Canonsburg man, suspended Pittsburgh postmaster, found guilty of obstructing law, other charges

Allegheny County jurors found a suspended Pittsburgh postmaster from Canonsburg guilty Friday on obstructing law and other charges.

Daniel Davis of Canonsburg, a suspended postmaster of Pittsburgh, was found guilty Friday of obstructing law and other charges. Photo:Photo courtesy of Toledo Business Journal

Allegheny County jurors found a suspended Pittsburgh postmaster from Canonsburg guilty Friday after almost two days of deliberations on obstructing law and some other charges stemming from allegations he threatened subordinates who saw him opening packages suspected of containing drugs.

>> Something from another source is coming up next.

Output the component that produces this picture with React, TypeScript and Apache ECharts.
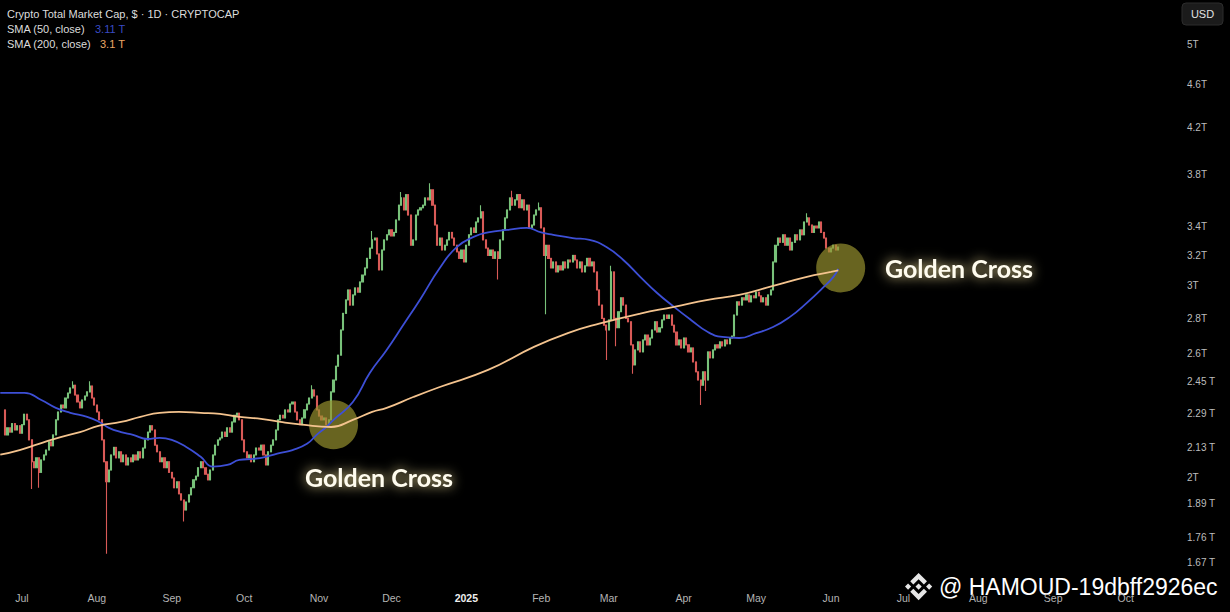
import React, { useEffect, useRef } from 'react';
import * as echarts from 'echarts';

// ---------- DATA ----------
const firstCandleDate = '2024-06-24';
const firstOpen = 2.306;
// daily closes (trillion USD), from 2024-06-24
const closes = [
  2.187, 2.22, 2.20, 2.24, 2.21, 2.23, 2.195, 2.235, 2.285, 2.258,
  2.164, 2.066, 2.04, 2.083, 2.02, 2.074, 2.096, 2.118, 2.155, 2.137,
  2.187, 2.258, 2.296, 2.33, 2.316, 2.365, 2.39, 2.416, 2.43, 2.38,
  2.345, 2.316, 2.355, 2.375, 2.396, 2.426, 2.365, 2.33, 2.296, 2.258,
  2.164, 2.066, 1.98, 2.03, 2.096, 2.13, 2.083, 2.11, 2.066, 2.096,
  2.052, 2.083, 2.066, 2.096, 2.074, 2.11, 2.083, 2.127, 2.164, 2.20,
  2.23, 2.21, 2.14, 2.11, 2.066, 2.083, 2.04, 2.066, 2.02, 1.996,
  1.955, 1.98, 1.93, 1.905, 1.865, 1.897, 1.926, 1.955, 1.988, 2.004,
  2.04, 2.066, 2.04, 2.012, 1.988, 2.03, 2.096, 2.14, 2.164, 2.173,
  2.20, 2.18, 2.22, 2.20, 2.248, 2.28, 2.29, 2.258, 2.164, 2.11,
  2.083, 2.096, 2.066, 2.096, 2.127, 2.118, 2.14, 2.096, 2.052, 2.11,
  2.14, 2.164, 2.21, 2.258, 2.28, 2.267, 2.306, 2.296, 2.335, 2.345,
  2.296, 2.258, 2.235, 2.267, 2.306, 2.335, 2.365, 2.406, 2.375, 2.306,
  2.276, 2.258, 2.267, 2.235, 2.258, 2.396, 2.457, 2.53, 2.59, 2.732,
  2.83, 2.912, 2.974, 2.88, 2.943, 2.987, 2.96, 3.025, 3.07, 3.116,
  3.18, 3.25, 3.307, 3.32, 3.21, 3.103, 3.237, 3.307, 3.343, 3.378,
  3.335, 3.36, 3.45, 3.56, 3.615, 3.524, 3.64, 3.486, 3.27, 3.307,
  3.486, 3.524, 3.54, 3.56, 3.615, 3.60, 3.677, 3.56, 3.413, 3.27,
  3.32, 3.237, 3.27, 3.307, 3.36, 3.32, 3.27, 3.224, 3.18, 3.237,
  3.156, 3.27, 3.343, 3.392, 3.36, 3.435, 3.465, 3.51, 3.307, 3.25,
  3.20, 3.237, 3.18, 3.224, 3.18, 3.307, 3.378, 3.465, 3.524, 3.615,
  3.56, 3.60, 3.64, 3.54, 3.60, 3.524, 3.56, 3.392, 3.413, 3.486,
  3.524, 3.54, 3.392, 3.20, 3.27, 3.18, 3.116, 3.156, 3.09, 3.13,
  3.103, 3.156, 3.116, 3.169, 3.156, 3.20, 3.169, 3.116, 3.156, 3.09,
  3.13, 3.18, 3.13, 3.156, 3.09, 2.974, 2.88, 2.80, 2.76, 2.732,
  2.791, 3.09, 2.80, 2.745, 2.84, 2.925, 2.88, 2.80, 2.78, 2.647,
  2.537, 2.619, 2.664, 2.608, 2.675, 2.703, 2.647, 2.686, 2.732, 2.78,
  2.72, 2.745, 2.791, 2.82, 2.80, 2.82, 2.76, 2.72, 2.647, 2.675,
  2.63, 2.686, 2.647, 2.608, 2.63, 2.553, 2.50, 2.457, 2.43, 2.50,
  2.457, 2.608, 2.575, 2.619, 2.647, 2.63, 2.664, 2.641, 2.675, 2.653,
  2.686, 2.697, 2.82, 2.90, 2.88, 2.925, 2.912, 2.943, 2.90, 2.937,
  2.925, 2.96, 2.937, 2.90, 2.925, 2.88, 2.943, 2.974, 3.156, 3.27,
  3.32, 3.29, 3.343, 3.27, 3.32, 3.237, 3.29, 3.343, 3.307, 3.378,
  3.343, 3.435, 3.465, 3.413, 3.36, 3.405, 3.392, 3.435, 3.36, 3.32,
  3.25, 3.224, 3.25, 3.27, 3.237, 3.257,
];

// notable wicks beyond the candle bodies
const wickLows: [string, number][] = [
  ['2024-07-05', 1.95], ['2024-07-08', 1.955], ['2024-08-05', 1.70], ['2024-09-06', 1.82],
  ['2025-01-14', 3.04], ['2025-02-03', 2.825], ['2025-02-28', 2.564], ['2025-03-04', 2.64],
  ['2025-03-11', 2.49], ['2025-04-08', 2.33], ['2025-04-10', 2.40],
];
const wickHighs: [string, number][] = [
  ['2024-07-22', 2.45], ['2024-07-29', 2.45], ['2024-10-29', 2.43], ['2024-11-23', 3.37],
  ['2024-12-05', 3.66], ['2024-12-17', 3.73], ['2025-01-07', 3.56], ['2025-01-20', 3.67],
  ['2025-01-31', 3.58], ['2025-03-02', 3.13], ['2025-05-22', 3.50],
];

const sma50: [string, number][] = [
  ['2024-06-22', 2.391], ['2024-07-02', 2.391], ['2024-07-09', 2.355], ['2024-07-15', 2.316],
  ['2024-07-21', 2.292], ['2024-07-28', 2.272], ['2024-08-02', 2.248], ['2024-08-06', 2.22],
  ['2024-08-11', 2.20], ['2024-08-16', 2.187], ['2024-08-22', 2.168], ['2024-08-27', 2.173],
  ['2024-09-01', 2.164], ['2024-09-07', 2.132], ['2024-09-13', 2.088], ['2024-09-18', 2.045],
  ['2024-09-24', 2.052], ['2024-09-29', 2.074], ['2024-10-05', 2.079], ['2024-10-10', 2.088],
  ['2024-10-16', 2.105], ['2024-10-21', 2.118], ['2024-10-27', 2.146], ['2024-10-31', 2.187],
  ['2024-11-04', 2.224], ['2024-11-07', 2.258], ['2024-11-15', 2.345], ['2024-11-22', 2.494],
  ['2024-11-29', 2.619], ['2024-12-06', 2.764], ['2024-12-13', 2.918], ['2024-12-21', 3.116],
  ['2024-12-28', 3.257], ['2025-01-04', 3.328], ['2025-01-10', 3.36], ['2025-01-18', 3.378],
  ['2025-01-26', 3.392], ['2025-02-01', 3.36], ['2025-02-06', 3.343], ['2025-02-14', 3.32],
  ['2025-02-21', 3.307], ['2025-02-28', 3.257], ['2025-03-07', 3.169], ['2025-03-14', 3.058],
  ['2025-03-21', 2.955], ['2025-03-28', 2.869], ['2025-04-04', 2.791], ['2025-04-11', 2.72],
  ['2025-04-17', 2.692], ['2025-04-24', 2.686], ['2025-05-01', 2.714], ['2025-05-08', 2.749],
  ['2025-05-15', 2.809], ['2025-05-22', 2.894], ['2025-05-29', 2.993], ['2025-06-02', 3.058],
  ['2025-06-04', 3.11],
];

const sma200: [string, number][] = [
  ['2024-06-22', 2.097], ['2024-06-30', 2.118], ['2024-07-08', 2.146], ['2024-07-17', 2.177],
  ['2024-07-25', 2.20], ['2024-08-02', 2.23], ['2024-08-11', 2.248], ['2024-08-19', 2.272],
  ['2024-08-27', 2.292], ['2024-09-04', 2.296], ['2024-09-13', 2.292], ['2024-09-21', 2.287],
  ['2024-09-29', 2.272], ['2024-10-08', 2.263], ['2024-10-16', 2.248], ['2024-10-25', 2.235],
  ['2024-11-06', 2.224], ['2024-11-15', 2.258], ['2024-11-23', 2.296], ['2024-11-29', 2.316],
  ['2024-12-10', 2.37], ['2024-12-21', 2.421], ['2025-01-10', 2.51], ['2025-01-29', 2.636],
  ['2025-02-12', 2.714], ['2025-02-25', 2.769], ['2025-03-14', 2.829], ['2025-03-28', 2.869],
  ['2025-04-11', 2.912], ['2025-04-24', 2.943], ['2025-05-08', 3.0], ['2025-05-22', 3.058],
  ['2025-06-01', 3.09], ['2025-06-04', 3.10],
];

const goldenCrosses: [string, number][] = [['2024-11-07', 2.235], ['2025-06-05', 3.116]];

const monthTicks = [
  '2024-07-01', '2024-08-01', '2024-09-01', '2024-10-01', '2024-11-01', '2024-12-01',
  '2025-01-01', '2025-02-01', '2025-03-01', '2025-04-01', '2025-05-01', '2025-06-01',
  '2025-07-01', '2025-08-01', '2025-09-01', '2025-10-01',
];
const monthNames = ['Jan', 'Feb', 'Mar', 'Apr', 'May', 'Jun', 'Jul', 'Aug', 'Sep', 'Oct', 'Nov', 'Dec'];
const yTicks = [5, 4.6, 4.2, 3.8, 3.4, 3.2, 3, 2.8, 2.6, 2.45, 2.29, 2.13, 2, 1.89, 1.76, 1.67];

const legendTitle = 'Crypto Total Market Cap, $ · 1D · CRYPTOCAP';
const sma50Label = 'SMA (50, close)';
const sma200Label = 'SMA (200, close)';
const sma50Last = '3.11 T';
const sma200Last = '3.1 T';
const annotationText = 'Golden Cross';
const watermark = '@ HAMOUD-19dbff2926ec';

// ---------- helpers ----------
const DAY = 86400000;
function ts(s: string): number {
  const [y, m, d] = s.split('-').map(Number);
  return new Date(y, m - 1, d).getTime();
}

const BINANCE_PATH =
  'M38.73,53.2 L63.3,28.63 L87.89,53.22 L102.19,38.92 L63.3,0 L24.42,38.9 Z ' +
  'M0,63.31 L14.3,49.01 L28.6,63.31 L14.3,77.61 Z ' +
  'M38.73,73.41 L63.3,97.98 L87.89,73.39 L102.19,87.69 L63.3,126.61 L24.42,87.71 Z ' +
  'M98.01,63.31 L112.31,49.01 L126.61,63.31 L112.31,77.61 Z ' +
  'M77.81,63.3 L63.3,48.78 L48.79,63.28 L63.3,77.79 Z';
echarts.graphic.registerShape('binanceLogo', echarts.graphic.extendPath(BINANCE_PATH, {}));

function buildCandles() {
  const [sy, sm, sd] = firstCandleDate.split('-').map(Number);
  const lowMap = new Map(wickLows.map(([d, v]) => [ts(d), v]));
  const highMap = new Map(wickHighs.map(([d, v]) => [ts(d), v]));
  let prev = firstOpen;
  return closes.map((c, i) => {
    const t = new Date(sy, sm - 1, sd + i).getTime();
    const o = prev;
    prev = c;
    const hi = Math.max(o, c, highMap.get(t) ?? 0);
    const lo = Math.min(o, c, lowMap.get(t) ?? Infinity);
    return [t, o, c, lo, hi];
  });
}

const UP = '#78c27a';
const DOWN = '#d95a57';
const FONT = '"Liberation Sans", Arial, sans-serif';

export default function App() {
  const ref = useRef<HTMLDivElement>(null);
  useEffect(() => {
    if (!ref.current) return;
    const chart = echarts.init(ref.current, null, { renderer: 'svg' });
    const jul1 = ts('2024-07-01');
    const glow = {
      fill: '#fffcee',
      font: `bold 25px Lato, "Open Sans", sans-serif`,
      align: 'center',
      verticalAlign: 'middle',
      textShadowColor: 'rgba(255,236,160,0.95)',
      textShadowBlur: 12,
    };
    const option: any = {
      animation: false,
      backgroundColor: '#000000',
      grid: { left: 0, top: 0, width: 1172, height: 582 },
      tooltip: { show: false },
      xAxis: {
        type: 'value',
        min: jul1 - 9.11 * DAY,
        max: jul1 + 476.2 * DAY,
        axisLine: { show: false },
        axisTick: { show: false },
        splitLine: { show: false },
        axisLabel: {
          customValues: monthTicks.map(ts),
          color: '#b4b4b4',
          fontSize: 10.5,
          fontFamily: FONT,
          margin: 10,
          formatter: (val: number) => {
            const dt = new Date(val);
            return dt.getMonth() === 0 ? `{yr|${dt.getFullYear()}}` : monthNames[dt.getMonth()];
          },
          rich: { yr: { fontWeight: 'bold', color: '#eeeeee', fontSize: 10.5, fontFamily: FONT } },
        },
      },
      yAxis: {
        type: 'log',
        logBase: 10,
        min: 1.601,
        max: 5.5,
        position: 'right',
        axisLine: { show: false },
        axisTick: { show: false },
        splitLine: { show: false },
        axisLabel: {
          customValues: yTicks,
          color: '#bdbdbd',
          fontSize: 10,
          fontFamily: FONT,
          align: 'left',
          margin: 15,
          formatter: (val: number) => {
            const s = String(Math.round(val * 100) / 100);
            return s.length > 3 ? `${s} T` : `${s}T`;
          },
        },
      },
      series: [
        {
          type: 'candlestick',
          data: buildCandles(),
          encode: { x: 0, y: [1, 2, 3, 4] },
          barWidth: 1.6,
          z: 2,
          itemStyle: { color: UP, color0: DOWN, borderColor: UP, borderColor0: DOWN, borderWidth: 1.1 },
        },
        {
          type: 'scatter',
          data: goldenCrosses.map(([d, v]) => [ts(d), v]),
          symbolSize: 49,
          silent: true,
          z: 3,
          itemStyle: { color: 'rgba(152,145,46,0.86)' },
        },
        {
          type: 'line',
          data: sma50.map(([d, v]) => [ts(d), v]),
          smooth: true,
          showSymbol: false,
          silent: true,
          z: 4,
          lineStyle: { color: '#3d4fd6', width: 1.8 },
        },
        {
          type: 'line',
          data: sma200.map(([d, v]) => [ts(d), v]),
          smooth: true,
          showSymbol: false,
          silent: true,
          z: 5,
          lineStyle: { color: '#f4c38e', width: 1.8 },
        },
      ],
      graphic: [
        { type: 'text', x: 7, y: 14, style: { text: legendTitle, fill: '#dcdcdc', font: `11px ${FONT}`, verticalAlign: 'middle' } },
        { type: 'text', x: 7, y: 29, style: { text: sma50Label, fill: '#dcdcdc', font: `11px ${FONT}`, verticalAlign: 'middle' } },
        { type: 'text', x: 95, y: 29, style: { text: sma50Last, fill: '#3a4bc4', font: `11px ${FONT}`, verticalAlign: 'middle' } },
        { type: 'text', x: 7, y: 44, style: { text: sma200Label, fill: '#dcdcdc', font: `11px ${FONT}`, verticalAlign: 'middle' } },
        { type: 'text', x: 100, y: 44, style: { text: sma200Last, fill: '#eda866', font: `11px ${FONT}`, verticalAlign: 'middle' } },
        { type: 'rect', shape: { x: 1182, y: 3, width: 41, height: 22, r: 4 }, style: { fill: '#1b1b1b', stroke: '#2c2c2c', lineWidth: 1 } },
        { type: 'text', x: 1202.5, y: 14, style: { text: 'USD', fill: '#e2e2e2', font: `11px ${FONT}`, align: 'center', verticalAlign: 'middle' } },
        { type: 'text', x: 379, y: 477, style: { ...glow, text: annotationText } },
        { type: 'text', x: 959, y: 268, style: { ...glow, text: annotationText } },
        { type: 'binanceLogo', x: 905, y: 573, scaleX: 0.215, scaleY: 0.215, style: { fill: '#e6e6e6' } },
        { type: 'text', x: 939, y: 587, style: { text: watermark, fill: '#ffffff', font: `23px ${FONT}`, verticalAlign: 'middle' } },
      ],
    };
    chart.setOption(option);
    return () => chart.dispose();
  }, []);
  return (
    <div style={{ position: 'fixed', left: 0, top: 0, width: 1230, height: 612, background: '#000', margin: 0 }}>
      <div ref={ref} style={{ width: 1230, height: 612 }} />
    </div>
  );
}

Daniel Davis, 51, of Canonsburg, was also found guilty on three counts of intimidating witnesses and one each of criminal coercion and official oppression. The county district attorney’s office accused Davis of lying to a federal investigator and threatening the physical safety or careers of four separate postal employees between August 2014 and January 2015 to protect himself from consequences for opening packages when he didn’t have the authority to do so.

“We have to study this a bit,” Davis’ attorney, Joe Chester, told reporters after receiving the verdict.

Jurors returned not guilty verdicts on a third count of witness intimidation and three counts each of official oppression and criminal coercion after deliberating Thursday and Friday following a trial that began Jan. 4 before Judge David Cashman.

Davis became postmaster in Pittsburgh in February 2014.

Assistant District Attorney Brian Catanzarite pointed out postal workers take an oath to uphold the Constitution, contending Davis made the threats against employees to protect himself during a federal investigation concerning his practice of opening packages himself.

The defense argued during the trial, Davis was trained by postal inspectors in Toledo, where he worked before his transfer to Pittsburgh, to identify suspicious packages and open them.

That training didn’t include instruction on citizens’ Fourth Amendment rights to due process.

Jurors heard testimony Davis opened about 600 packages containing suspected narcotics while he held that position in Toledo and some 100 more during his tenure in Pittsburgh, turning those found to contain contraband over to postal inspectors.

Authorities must obtain a warrant before opening a suspect’s mail.

He also argued the allegations Davis coerced his subordinates were part of an “employment law soap opera” and told jurors there were inconsistencies in some victims’ accounts of events.

Mike Manko, a spokesman for the district attorney’s office, declined comment after the verdict.

Cashman set sentencing for April 12.